The other particular insight I gained at this workshop was in a breakout session discussion led by Gavin Schmidt. We were talking about comparing climate models. In hindcasts and reanalysis modes, or when comparing older forecasts with more recent data, different models have different strengths and weaknesses: one model might be especially good at matching observations of tropical precipitation, but less good when looking at overturning ocean circulations. Another might be great at the ocean circulation, but completely miss extreme drought events in Australia. A third might predict the droughts but get mid-latitude temperature oscillations wrong. (I’ve just made those examples up, but you get the idea). These various strengths and weaknesses are routinely identified and studied by modelling experts (indeed, it’s one of the purposes of the CMIPs). Now, the sixty-four trillion dollar question is: what is the climate going to do in the future? Should we use our acquired expertise in comparing models and identifying relative strengths to say something along the lines of:
- “Well, we know that model A didn’t spot two out of five droughts in Central Asia in the twentieth century, but model B did, so going forward we should trust B more than A in that area”; or
- “Hmm, model C is the closest we’ve got to fitting the arctic sea-ice decline since 1980; it’s only overestimating by 50%, so let’s apply that 50% discount to model C’s forecast”; or
- “The hindcast skill of this inter-model mean is terrible, but if we miss out models P, Q, and R, then it’s much better. Let’s drop those models for our 21st-century forecast.”
Unfortunately, informatics theory tends to answer this question with a big fat “No”. The problem is this: each climate model explores a non-linear manifold in a very high-dimensional space (to the extent to which the model is correct, this approximates the manifold occupied by the actual climate).

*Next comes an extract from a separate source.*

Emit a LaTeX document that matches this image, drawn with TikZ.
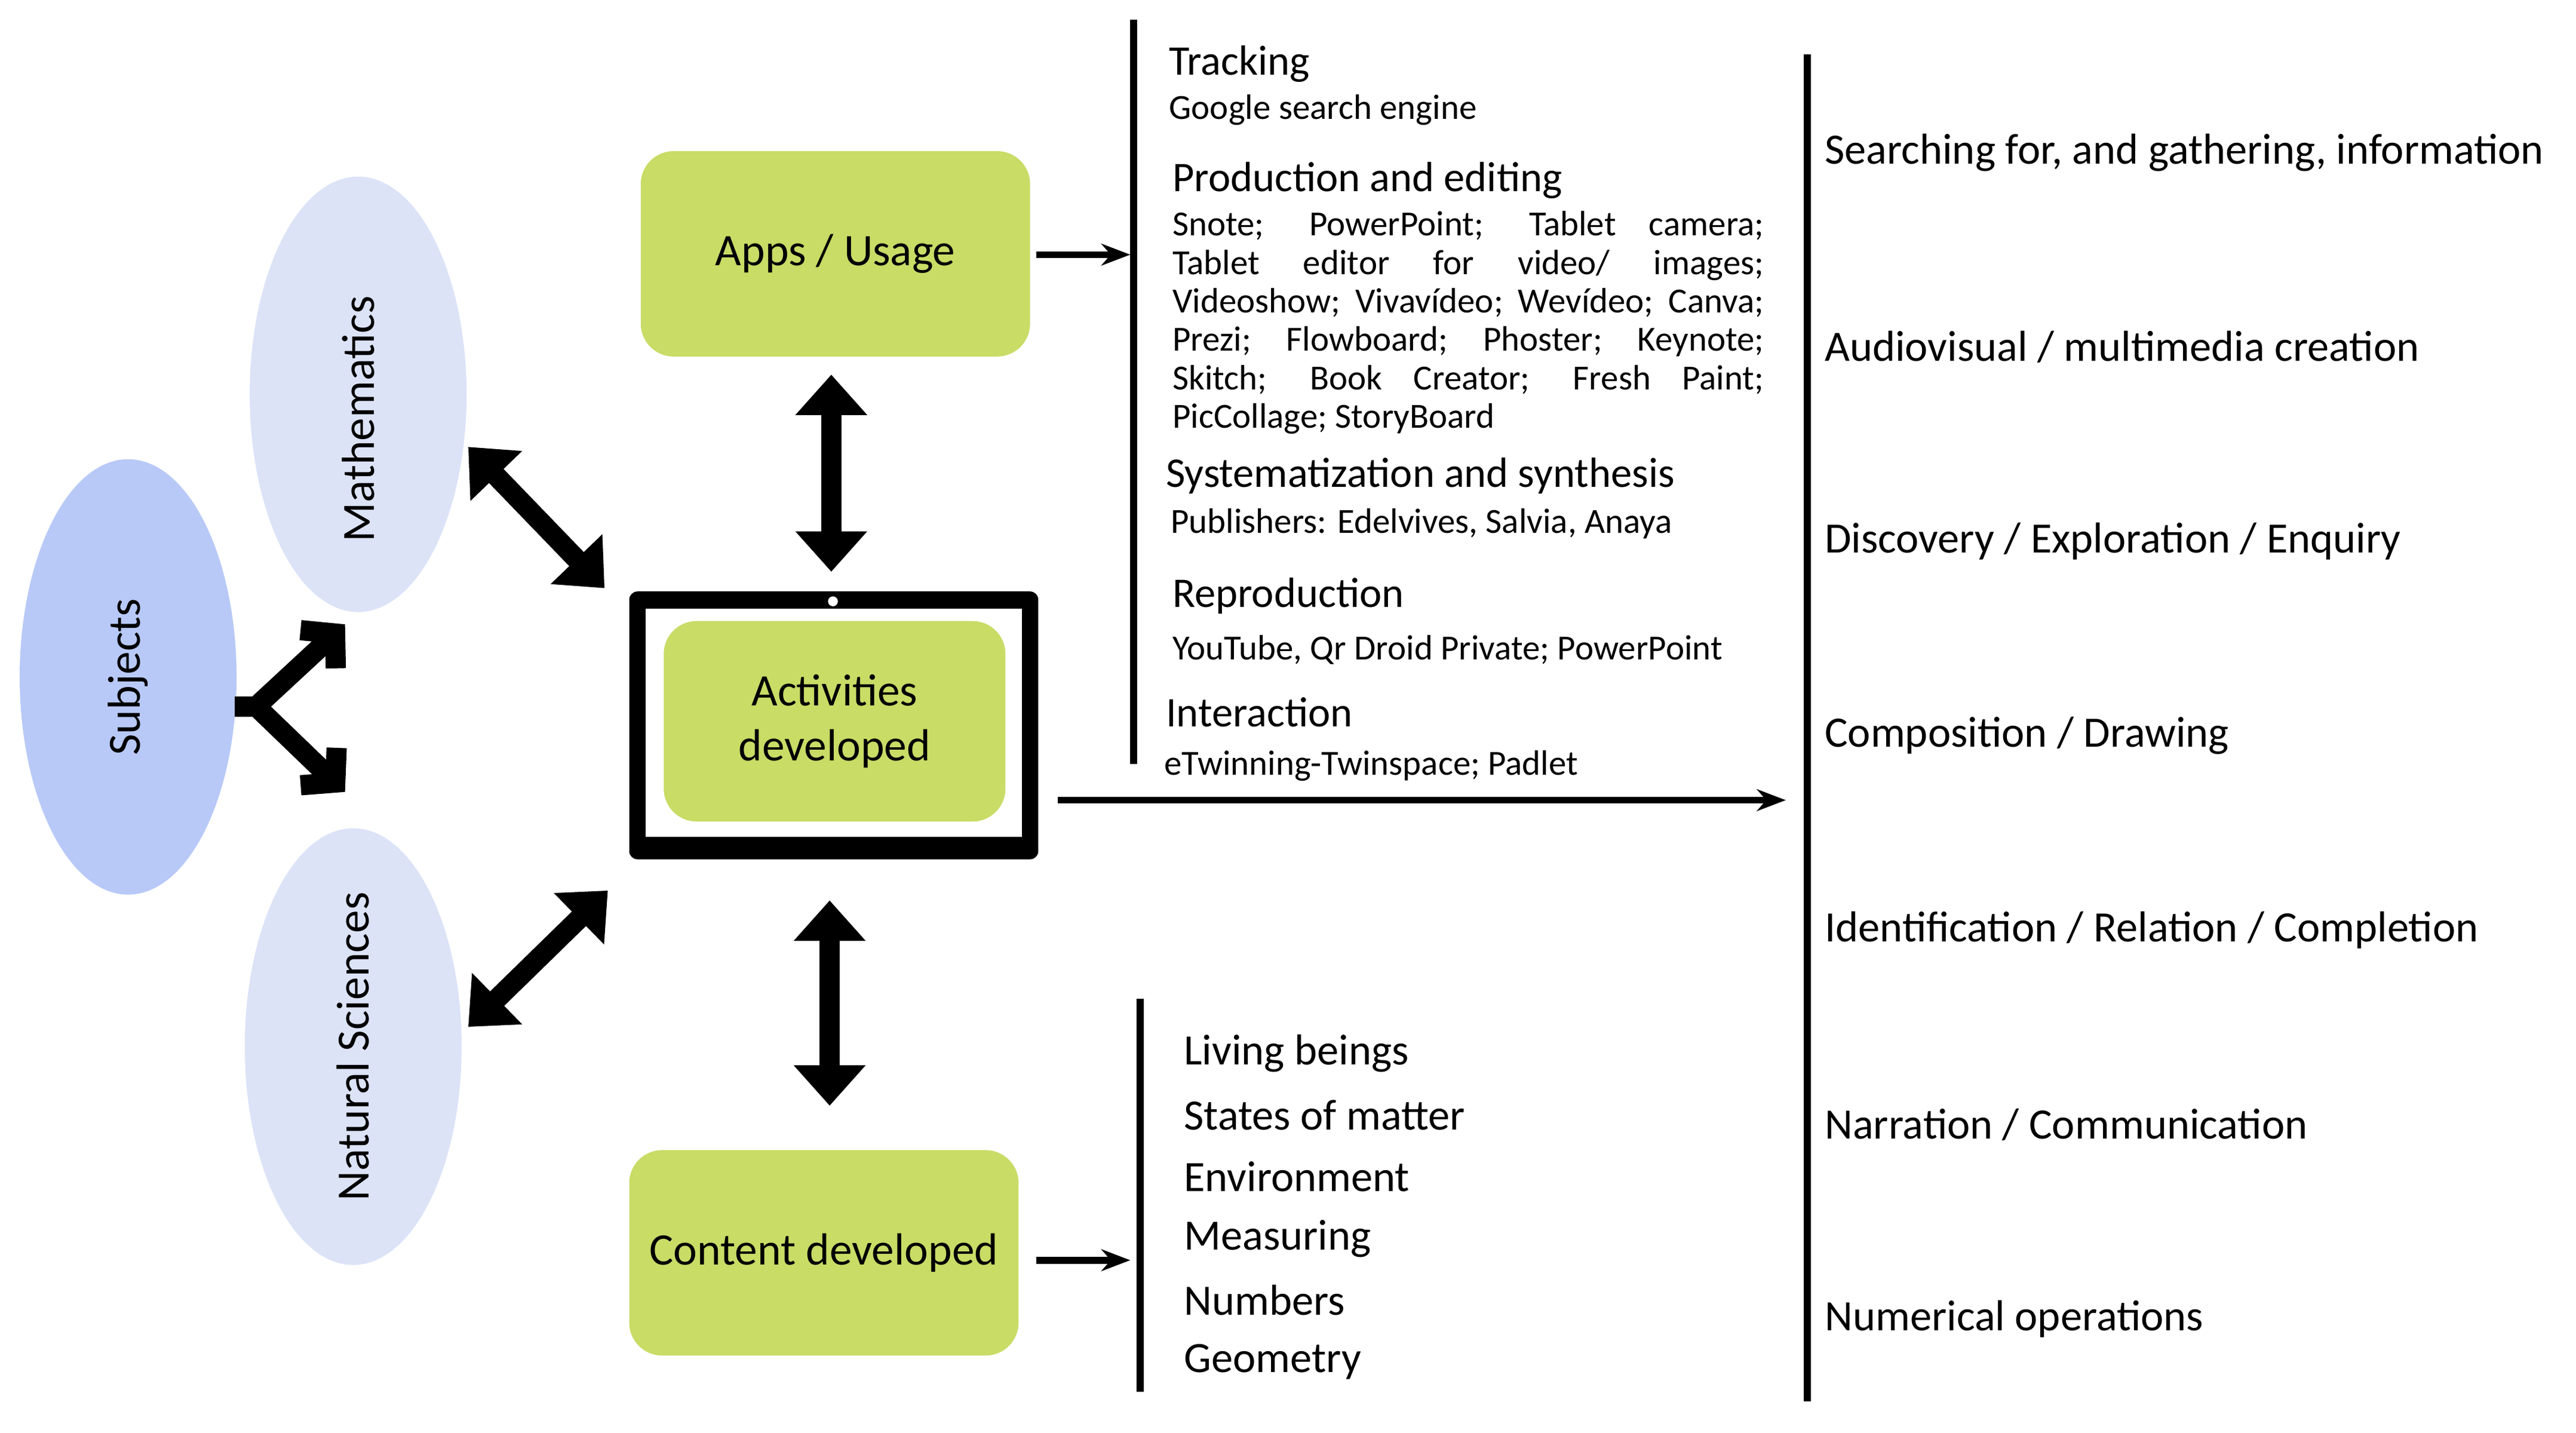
\documentclass[tikz,border=0pt]{standalone}
\usepackage{fontspec}
\setmainfont{Carlito}
\usetikzlibrary{shapes.geometric, arrows.meta}
\definecolor{subjblue}{HTML}{B8C9F7}
\definecolor{lightblue}{HTML}{DCE3F7}
\definecolor{appgreen}{HTML}{C8DC66}
\newcommand{\jline}[1]{\makebox[3.6cm][s]{#1}\\}
\tikzset{
  subject/.style = {ellipse, minimum width=1.32cm, minimum height=2.65cm, inner sep=0pt},
  greenbox/.style = {rectangle, rounded corners=0.2cm, fill=appgreen, text centered, font=\fontsize{7.8}{9.5}\selectfont},
  arrow/.style = {thick, line width=1.2pt, -{Stealth[length=5pt]}},
  bigarrow/.style = {line width=3.5pt, {Triangle[length=7pt,width=12pt]}-{Triangle[length=7pt,width=12pt]}},
  head/.style = {anchor=north west, inner sep=0pt, font=\fontsize{7.3}{9}\selectfont},
  small/.style = {anchor=north west, inner sep=0pt, font=\fontsize{6.1}{6.65}\selectfont},
  right/.style = {anchor=west, inner sep=0pt, font=\fontsize{7.5}{9}\selectfont},
}
\begin{document}
\begin{tikzpicture}
\useasboundingbox (0,0) rectangle (15.68,8.72);

    % Subjects
    \node (subjects) [subject, fill=subjblue] at (0.78,4.60) {\rotatebox{90}{\fontsize{8}{9}\selectfont Subjects}};
    \node (maths) [subject, fill=lightblue] at (2.18,6.32) {\rotatebox{90}{\fontsize{8}{9}\selectfont Mathematics\hspace{0.3cm}}};
    \node (natsci) [subject, fill=lightblue] at (2.15,2.35) {\rotatebox{90}{\fontsize{8}{9}\selectfont Natural Sciences}};

    % Boxes
    \node (apps) [greenbox, minimum width=2.37cm, minimum height=1.25cm] at (5.085,7.175) {Apps / Usage};
    \node (tablet) [rectangle, rounded corners=0.05cm, fill=black, minimum width=2.49cm, minimum height=1.63cm] at (5.075,4.305) {};
    \node (screen) [rectangle, fill=white, minimum width=2.29cm, minimum height=1.39cm] at (5.075,4.32) {};
    \node (activities) [greenbox, minimum width=2.08cm, minimum height=1.22cm, align=center] at (5.08,4.33) {Activities\\developed};
    \fill[white] (5.07,5.06) circle (0.03);
    \fill[white, rounded corners=0.02cm] (4.86,1.99) rectangle (5.28,2.03);
    \node (content) [greenbox, minimum width=2.37cm, minimum height=1.25cm] at (5.015,1.095) {Content developed};

    % Arrows
    \coordinate (fork) at (1.43,4.42);
    \draw [line width=3.5pt] (fork) -- (1.62,4.42);
    \draw [line width=3.5pt, -{Straight Barb[length=4pt,width=9pt]}] (1.56,4.42) -- (2.10,4.92);
    \draw [line width=3.5pt, -{Straight Barb[length=4pt,width=9pt]}] (1.56,4.42) -- (2.10,3.90);
    \draw [bigarrow] (2.85,6.00) -- (3.68,5.14);
    \draw [bigarrow] (2.85,2.47) -- (3.70,3.30);
    \draw [bigarrow] (5.06,6.44) -- (5.06,5.24);
    \draw [bigarrow] (5.05,3.24) -- (5.05,1.99);
    \coordinate (a2) at (6.88,7.17);
    \coordinate (a3) at (6.88,1.05);
    \coordinate (a4) at (10.87,3.85);
    \draw [arrow] (apps.east |- a2) ++(0.03,0) -- (a2);
    \draw [arrow] (content.east |- a3) ++(0.1,0) -- (a3);
    \draw [arrow] (tablet.east |- a4) ++(0.11,0) -- (a4);

    % Lines
    \draw [line width=1.2pt] (6.90,8.60) -- (6.90,4.07);
    \draw [line width=1.2pt] (6.94,2.64) -- (6.94,0.25);
    \draw [line width=1.2pt] (11.00,8.39) -- (11.00,0.19);

    % Tools
    \node (tracking) [head] at (7.11,8.45) {Tracking};
    \node (google) [small] at (7.11,8.15) {Google search engine};
    \node (production) [head] at (7.13,7.74) {Production and editing};
    \node (prodlist) [small, align=left] at (7.13,7.44)
      {\jline{Snote; PowerPoint; Tablet camera;}
       \jline{Tablet editor for video/ images;}
       \jline{Videoshow; Vivavídeo; Wevídeo; Canva;}
       \jline{Prezi; Flowboard; Phoster; Keynote;}
       \jline{Skitch; Book Creator; Fresh Paint;}
       PicCollage; StoryBoard};
    \node (system) [head] at (7.09,5.94) {Systematization and synthesis};
    \node (publishers) [small] at (7.12,5.63) {Publishers: Edelvives, Salvia, Anaya};
    \node (reprod) [head] at (7.13,5.21) {Reproduction};
    \node (youtube) [small] at (7.13,4.86) {YouTube, Qr Droid Private; PowerPoint};
    \node (interact) [head] at (7.09,4.48) {Interaction};
    \node (twinning) [small] at (7.08,4.16) {eTwinning-Twinspace; Padlet};

    % Contents
    \foreach \t [count=\i] in {Living beings, States of matter, Environment, Measuring, Numbers, Geometry}
      \node (cont\i) [right] at (7.20,{2.31-(\i-1)*0.376}) {\t};

    % Activities
    \foreach \t [count=\i] in {{Searching for, and gathering, information}, Audiovisual / multimedia creation, Discovery / Exploration / Enquiry, Composition / Drawing, Identification / Relation / Completion, Narration / Communication, Numerical operations}
      \node (act\i) [right] at (11.10,{7.79-(\i-1)*1.183}) {\t};

\end{tikzpicture}
\end{document}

The model comparison ideas I sketch above are basically comparing different points in the sub-manifold representing past conditions, and making linear or quasi-linear estimates at intervening points. Informatics is really good at this sort of interpolation. However, what we really want to do is to extrapolate into a new domain, and the non-linearity of the manifold hurts us there. A model which has been really good in the past domain might be terrible in the future, and vice versa. In fact, it might be exactly the same aspect of a model preventing it from resolving some past phenomenon and allowing it to correctly forecast a future one.
I hope that explanation is clear. It was a very eye-opening discussion for several people there.
Finally, I should mention that the workshop finally gave me the opportunity to meet two of our GSoC 2011 students: Filipe Fernandes and Hannah Aizenman.